Heute stehen hier insgesamt 18 Beschäftigte in Lohn und Brot. "Bis zu 2 000 Kilo Fleisch, das wir täglich aus dem Schlachthof Torgau bekommen, werden hier in der Woche verarbeitet", erzählt der Chef, der seit drei Jahren Jäger ist. "Und deshalb können wir nun hier auch frisches Wild anbieten", erklärt der Meister. Neben dem Geschäft in Gräfenhainichen, verkaufen die Ziemers ihre Produkte auch in der Oranienbaumer Schloßstraße und in einem Verkaufswagen in Zschornewitz. "Außerdem haben wir noch zwei mobile Verkaufswagen, mit denen wir seit 1992 die Leute auf den Dörfern bis rein nach Brandenburg und Sachsen versorgen", erzählt Susanne Ziemer. "Und als neuesten Service übernehmen wir auch den Versand von Wurst- und Fleischwaren nach ganz Deutschland", berichtet die Geschäftsfrau von vielen ehemaligen Gräfenhainichenern, die auch in der Fremde immer mal gern ein Stück Wurst aus der Heimat essen möchten.

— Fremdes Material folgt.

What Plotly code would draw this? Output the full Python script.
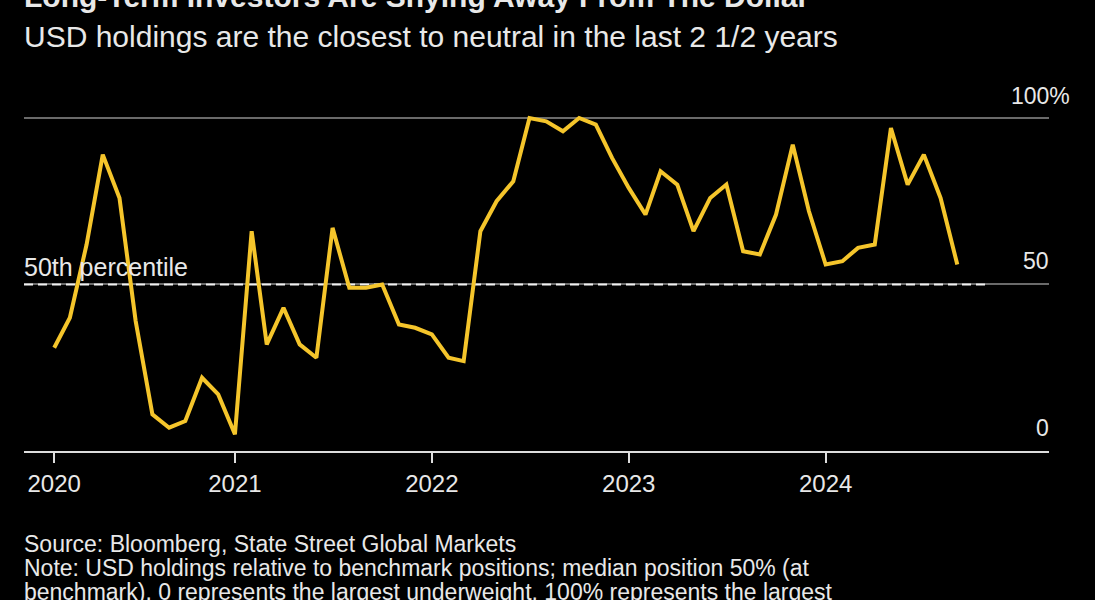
import pandas as pd
import plotly.graph_objects as go

# Monthly data, Feb 2020 .. Sep 2024
start_month = "2020-02-01"
usd_holdings = [
    31, 40, 62, 89, 76, 39, 11, 7, 9, 22, 17, 5,
    66, 32, 43, 32, 28, 67, 49, 49, 50, 38, 37, 35,
    28, 27, 66, 75, 81, 100, 99, 96, 100, 98, 88, 79,
    71, 84, 80, 66, 76, 80, 60, 59, 71, 92, 72, 56,
    57, 61, 62, 97, 80, 89, 76, 56,
]
dates = pd.date_range(start_month, periods=len(usd_holdings), freq="MS")

percentile_value = 50
percentile_dates = ["2019-12-07", "2024-10-25"]

tick_dates = ["2020-02-01", "2021-01-01", "2022-01-01", "2023-01-01", "2024-01-01"]
tick_labels = ["2020", "2021", "2022", "2023", "2024"]

y_labels = [(100, "100%"), (50, "50"), (0, "0")]

title = "Long-Term Investors Are Shying Away From The Dollar"
subtitle = "USD holdings are the closest to neutral in the last 2 1/2 years"
source = "Source: Bloomberg, State Street Global Markets"
note1 = "Note: USD holdings relative to benchmark positions; median position 50% (at"
note2 = "benchmark). 0 represents the largest underweight, 100% represents the largest"

FONT = "Liberation Sans, Arial, sans-serif"
TXT = "#e8e8e8"

fig = go.Figure()
fig.add_trace(go.Scatter(
    x=percentile_dates, y=[percentile_value] * 2, mode="lines",
    line=dict(color="#f0f0f0", width=2, dash="9px,5px"), hoverinfo="skip",
))
fig.add_trace(go.Scatter(
    x=dates, y=usd_holdings, mode="lines",
    line=dict(color="#F5C52B", width=4), hoverinfo="skip",
))

annotations = []
for val, lab in y_labels:
    if lab.endswith("%"):
        annotations.append(dict(x=1, xref="paper", y=val, yref="y", text=lab,
                                xanchor="left", yanchor="middle", xshift=-40, yshift=22,
                                showarrow=False, font=dict(size=23, color=TXT, family=FONT)))
    else:
        annotations.append(dict(x=1, xref="paper", y=val, yref="y", text=lab,
                                xanchor="right", yanchor="middle", xshift=2, yshift=23,
                                showarrow=False, font=dict(size=23, color=TXT, family=FONT)))

annotations.append(dict(x=0, xref="paper", y=percentile_value, yref="y", text="50th percentile",
                        xanchor="left", yanchor="middle", xshift=-2, yshift=17,
                        showarrow=False, font=dict(size=25, color=TXT, family=FONT)))

H = 353.0
def py(p):
    return (451 - p) / H

annotations += [
    dict(x=0, xref="paper", y=py(-4), yref="paper", text="<b>" + title + "</b>",
         xanchor="left", yanchor="middle", xshift=-2, showarrow=False,
         font=dict(size=30, color=TXT, family=FONT)),
    dict(x=0, xref="paper", y=py(36), yref="paper", text=subtitle,
         xanchor="left", yanchor="middle", xshift=-2, showarrow=False,
         font=dict(size=30, color=TXT, family=FONT)),
    dict(x=0, xref="paper", y=py(544), yref="paper", text=source,
         xanchor="left", yanchor="middle", xshift=-2, showarrow=False,
         font=dict(size=23, color=TXT, family=FONT)),
    dict(x=0, xref="paper", y=py(568), yref="paper", text=note1,
         xanchor="left", yanchor="middle", xshift=-2, showarrow=False,
         font=dict(size=23, color=TXT, family=FONT)),
    dict(x=0, xref="paper", y=py(592), yref="paper", text=note2,
         xanchor="left", yanchor="middle", xshift=-2, showarrow=False,
         font=dict(size=23, color=TXT, family=FONT)),
]

fig.update_layout(
    width=1095, height=600,
    margin=dict(l=24, r=46, t=98, b=149),
    paper_bgcolor="#000000", plot_bgcolor="#000000",
    showlegend=False,
    annotations=annotations,
    xaxis=dict(
        type="date", range=["2019-12-07", "2025-02-18"],
        tickvals=tick_dates, ticktext=tick_labels,
        showgrid=False, zeroline=False,
        showline=True, linecolor="#dddddd", linewidth=2,
        ticks="outside", ticklen=10, tickwidth=1.5, tickcolor="#dddddd",
        tickfont=dict(size=24, color=TXT, family=FONT),
    ),
    yaxis=dict(
        range=[0, 106], tickvals=[50, 100], showticklabels=False,
        showgrid=True, gridcolor="#6a6a6a", gridwidth=1.5,
        zeroline=False, showline=False, ticks="",
    ),
)

fig.write_html(
    "out.html",
    config={"displayModeBar": False},
    post_script="document.body.style.margin='0';document.body.style.background='#000';",
)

Wenn Christian Nummer 13 in die Fußstapfen seiner Vorfahren tritt, wird es sicher auch noch einen weiteren Service geben. "Der Junge ist sehr kreativ und ein Feinschmecker", erzählt Frau Ziemer. "Und deshalb frotzelt sie auch immer, dass wohl eher ein Feinkostfleischer werde", lacht der 22-Jährige, der die Familientradition der Ziemers als 13. fortsetzen wird.